There is growing national debate over school governance. The historic model around the nation is elected school boards. The school boards represent the community, parents and taxpayers, hire a superintendent, and set policy for schools. This model is increasingly coming under attack . The eduwonks are rejecting the centuries old concept of elected school boards and proffer the education mayor.
Although the self-styled experts have hopped on the mayoral control bandwagon the recipients of school services and the funders of school services are not so enthusiastic.
Bills have already been introduced in the New York State Legislature that would restrain the powers of the education mayor .
Events of the last month have crystallized the debate. The economy is struggling and the City faces a budget gap. The Mayor announced cuts across the board, including an immediate 1.75% cut all schools and a five per cent cut for all schools next year. The Chancellor blithely snatched the money out of school budgets, with nary a word of criticism, or, any plan that would cut Department funds without impacting schools.
This Wednesday, March 19th, a range of organizations, the teachers union, parents, advocates and electeds will rally to oppose the cuts.
The Chancellor, in the thrall of the Mayor, has been silent.
The budget cuts are directly impacting services to children in each and every school. Other choices are ignored: cutting budgets of Support Organizations, cutting salaries of non-union Tweed staff, reducing Tweed staff: the cuts “take bread out of the mouths of babes,” and, apparently for Tweed, that is acceptable.
The Chancellor cannot both be the defender and the enemy of education.
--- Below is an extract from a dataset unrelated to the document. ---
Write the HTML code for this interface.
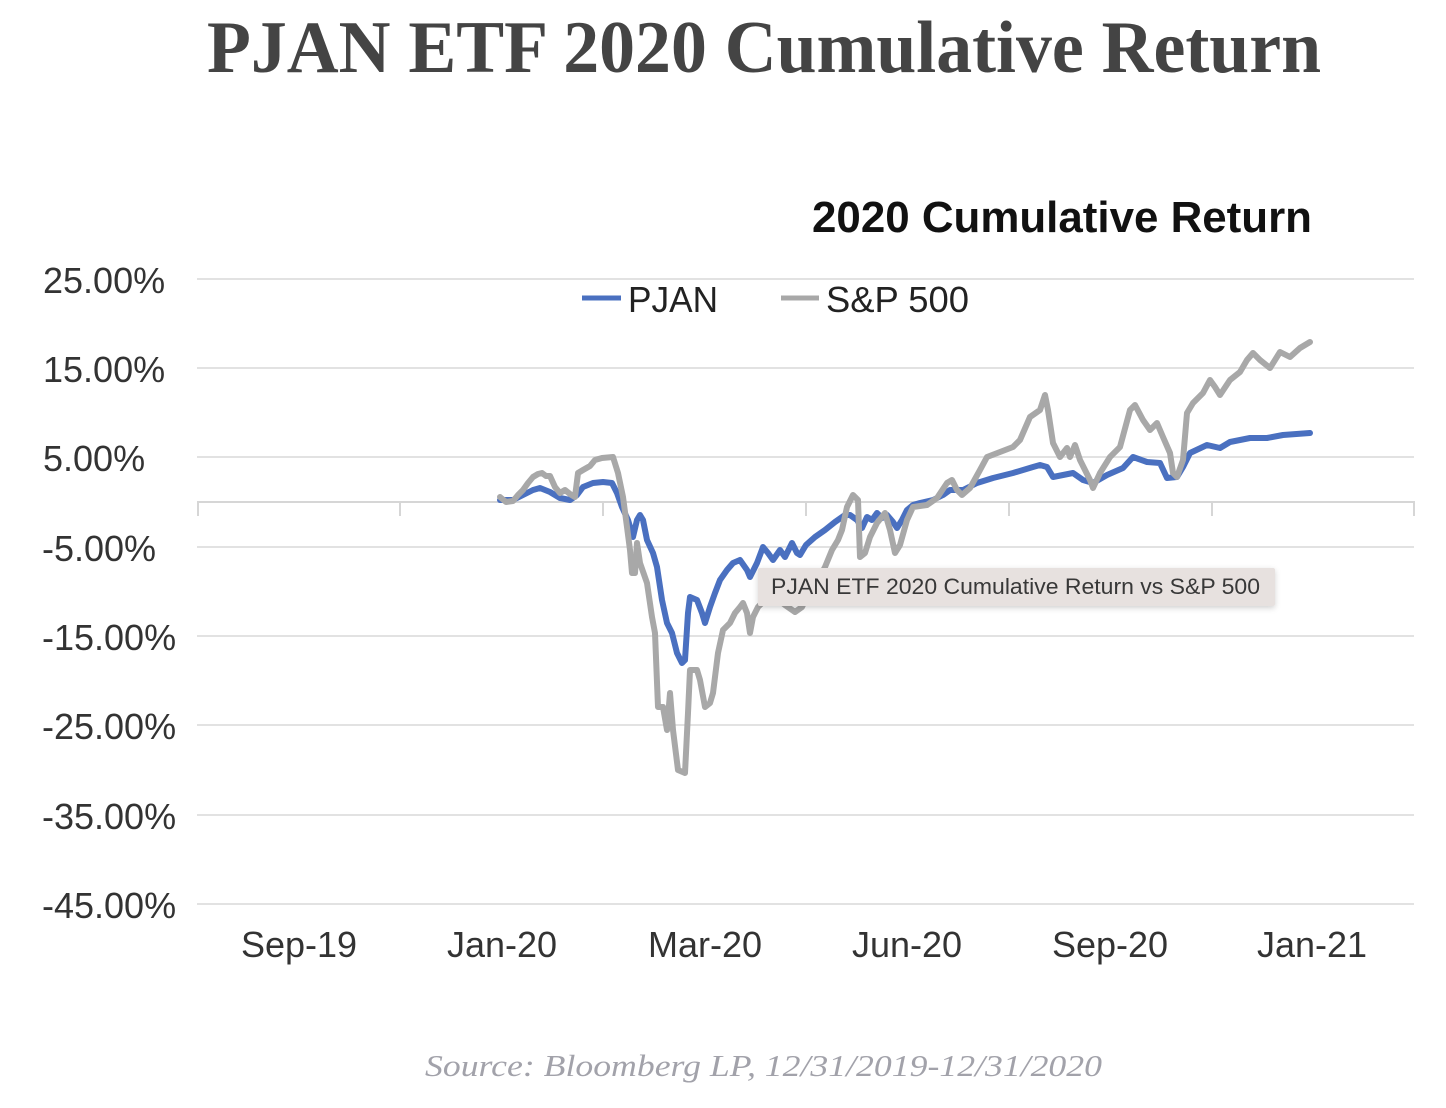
<!DOCTYPE html>
<html>
<head>
<meta charset="utf-8">
<style>
  html, body { margin:0; padding:0; background:#ffffff; }
  body { width:1446px; height:1108px; overflow:hidden; }
  svg { display:block; }
</style>
</head>
<body>
<svg width="1446" height="1108" viewBox="0 0 1446 1108" xmlns="http://www.w3.org/2000/svg">
  <defs>
    <filter id="sh" x="-10%" y="-50%" width="120%" height="200%">
      <feDropShadow dx="0" dy="2" stdDeviation="3" flood-color="#000" flood-opacity="0.18"/>
    </filter>
  </defs>
  <rect width="1446" height="1108" fill="#ffffff"/>

  <!-- Main title -->
  <text x="207" y="72" font-family="Liberation Serif, serif" font-weight="bold" font-size="74" fill="#444444" textLength="1114" lengthAdjust="spacingAndGlyphs">PJAN ETF 2020 Cumulative Return</text>

  <!-- Inner chart title -->
  <text x="812" y="232" font-family="Liberation Sans, Arial, sans-serif" font-weight="bold" font-size="44" fill="#111111" textLength="500" lengthAdjust="spacingAndGlyphs">2020 Cumulative Return</text>

  <!-- Gridlines -->
  <g stroke="#e2e2e2" stroke-width="2" fill="none">
    <line x1="197" y1="279" x2="1414" y2="279"/>
    <line x1="197" y1="368" x2="1414" y2="368"/>
    <line x1="197" y1="457" x2="1414" y2="457"/>
    <line x1="197" y1="547" x2="1414" y2="547"/>
    <line x1="197" y1="636" x2="1414" y2="636"/>
    <line x1="197" y1="725" x2="1414" y2="725"/>
    <line x1="197" y1="815" x2="1414" y2="815"/>
    <line x1="197" y1="904" x2="1414" y2="904"/>
  </g>
  <!-- Zero axis with ticks -->
  <g stroke="#d6d6d6" stroke-width="2" fill="none">
    <line x1="197" y1="502" x2="1415" y2="502"/>
    <line x1="198" y1="502" x2="198" y2="516"/>
    <line x1="400" y1="502" x2="400" y2="516"/>
    <line x1="603" y1="502" x2="603" y2="516"/>
    <line x1="806" y1="502" x2="806" y2="516"/>
    <line x1="1009" y1="502" x2="1009" y2="516"/>
    <line x1="1212" y1="502" x2="1212" y2="516"/>
    <line x1="1414" y1="502" x2="1414" y2="516"/>
  </g>

  <!-- Y axis labels -->
  <g font-family="Liberation Sans, Arial, sans-serif" font-size="36" fill="#333333">
    <text x="43" y="293">25.00%</text>
    <text x="43" y="382">15.00%</text>
    <text x="43" y="471">5.00%</text>
    <text x="42" y="561">-5.00%</text>
    <text x="42" y="650">-15.00%</text>
    <text x="42" y="739">-25.00%</text>
    <text x="42" y="829">-35.00%</text>
    <text x="42" y="918">-45.00%</text>
  </g>

  <!-- X axis labels -->
  <g font-family="Liberation Sans, Arial, sans-serif" font-size="36" fill="#333333" text-anchor="middle">
    <text x="299" y="957">Sep-19</text>
    <text x="502" y="957">Jan-20</text>
    <text x="705" y="957">Mar-20</text>
    <text x="907" y="957">Jun-20</text>
    <text x="1110" y="957">Sep-20</text>
    <text x="1312" y="957">Jan-21</text>
  </g>

  <!-- Legend -->
  <line x1="582" y1="298" x2="621" y2="298" stroke="#4a70c0" stroke-width="5"/>
  <text x="628" y="312" font-family="Liberation Sans, Arial, sans-serif" font-size="36" fill="#222222" textLength="90" lengthAdjust="spacingAndGlyphs">PJAN</text>
  <line x1="781" y1="298" x2="819" y2="298" stroke="#a8a8a8" stroke-width="5"/>
  <text x="826" y="312" font-family="Liberation Sans, Arial, sans-serif" font-size="36" fill="#222222" textLength="143" lengthAdjust="spacingAndGlyphs">S&amp;P 500</text>

  <!-- PJAN series -->
  <polyline fill="none" stroke="#4a70c0" stroke-width="6" stroke-linejoin="round" stroke-linecap="round" points="
500,500 513,500 523,495 533,490 540,488 550,492 560,498 570,500 577,495 583,487 593,483 603,482 612,483 617,493 622,507 628,520 633,537 637,520 640,515 643,520 647,540 653,553 657,567 662,600 667,623 672,633 677,653 682,663 685,660 688,613 690,597 697,600 702,613 705,623 710,607 715,593 720,580 727,570 733,563 740,560 747,570 750,577 757,563 763,547 768,553 773,560 780,550 785,557 792,543 797,553 800,555 806,545 815,537 825,530 835,522 845,515 850,515 857,520 862,528 867,517 872,520 877,513 882,518 887,515 893,522 897,528 902,520 907,510 913,505 920,503 933,500 943,495 950,490 963,490 977,483 993,478 1013,473 1033,467 1040,465 1047,467 1053,477 1063,475 1073,473 1083,480 1093,483 1107,475 1123,468 1133,457 1147,462 1160,463 1167,478 1177,477 1183,467 1190,453 1207,445 1220,448 1230,442 1250,438 1267,438 1283,435 1310,433"/>

  <!-- S&P 500 series -->
  <polyline fill="none" stroke="#a8a8a8" stroke-width="6" stroke-linejoin="round" stroke-linecap="round" points="
500,497 506,502 513,501 518,495 523,490 528,483 533,477 538,474 542,473 546,476 550,476 555,487 560,493 565,490 570,494 575,497 578,473 583,470 590,466 595,460 602,458 613,457 618,473 623,497 627,527 630,550 632,573 635,573 637,543 640,563 647,583 652,617 655,633 658,707 663,707 667,730 670,693 673,730 678,770 685,773 688,713 690,670 697,670 700,680 705,707 710,703 713,693 718,653 723,630 730,623 735,613 740,607 743,603 747,613 750,633 753,617 758,607 765,600 775,597 785,605 795,612 802,607 810,590 818,580 825,567 832,550 838,540 842,530 847,507 853,495 858,500 860,557 865,553 870,537 877,523 885,513 890,530 895,553 900,545 907,520 913,507 927,505 937,498 947,483 952,480 957,490 962,495 970,488 980,470 987,457 1000,452 1013,447 1020,440 1030,417 1040,410 1045,395 1048,410 1053,443 1060,457 1067,448 1070,457 1075,445 1080,460 1090,480 1093,488 1100,473 1110,457 1120,447 1130,410 1135,405 1143,420 1150,430 1157,423 1163,437 1170,453 1173,473 1177,477 1183,460 1187,413 1193,403 1203,393 1210,380 1215,387 1220,395 1230,380 1240,372 1247,360 1253,353 1260,360 1270,368 1280,352 1290,357 1300,348 1310,342"/>

  <!-- Tooltip -->
  <rect x="758" y="568" width="517" height="38" rx="2" fill="#e7e1df" filter="url(#sh)"/>
  <text x="771" y="594" font-family="Liberation Sans, Arial, sans-serif" font-size="22" fill="#383838" textLength="489" lengthAdjust="spacingAndGlyphs">PJAN ETF 2020 Cumulative Return vs S&amp;P 500</text>

  <!-- Source -->
  <text x="425" y="1076" font-family="Liberation Serif, serif" font-style="italic" font-size="31" fill="#a2a2aa" textLength="677" lengthAdjust="spacingAndGlyphs">Source: Bloomberg LP, 12/31/2019-12/31/2020</text>
</svg>
</body>
</html>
He cannot on one hand give his stock “Education is a Civil Right” speech and then ignore the civil rights of children by cutting school budgets.
As the education community engages in a debate over mayoral control an obvious flaw is the absence of representatives of parents and children, an absence of any checks and balances, an absence of any role for those who fund schools.
An educational mayor and Quisling chancellor harm us all.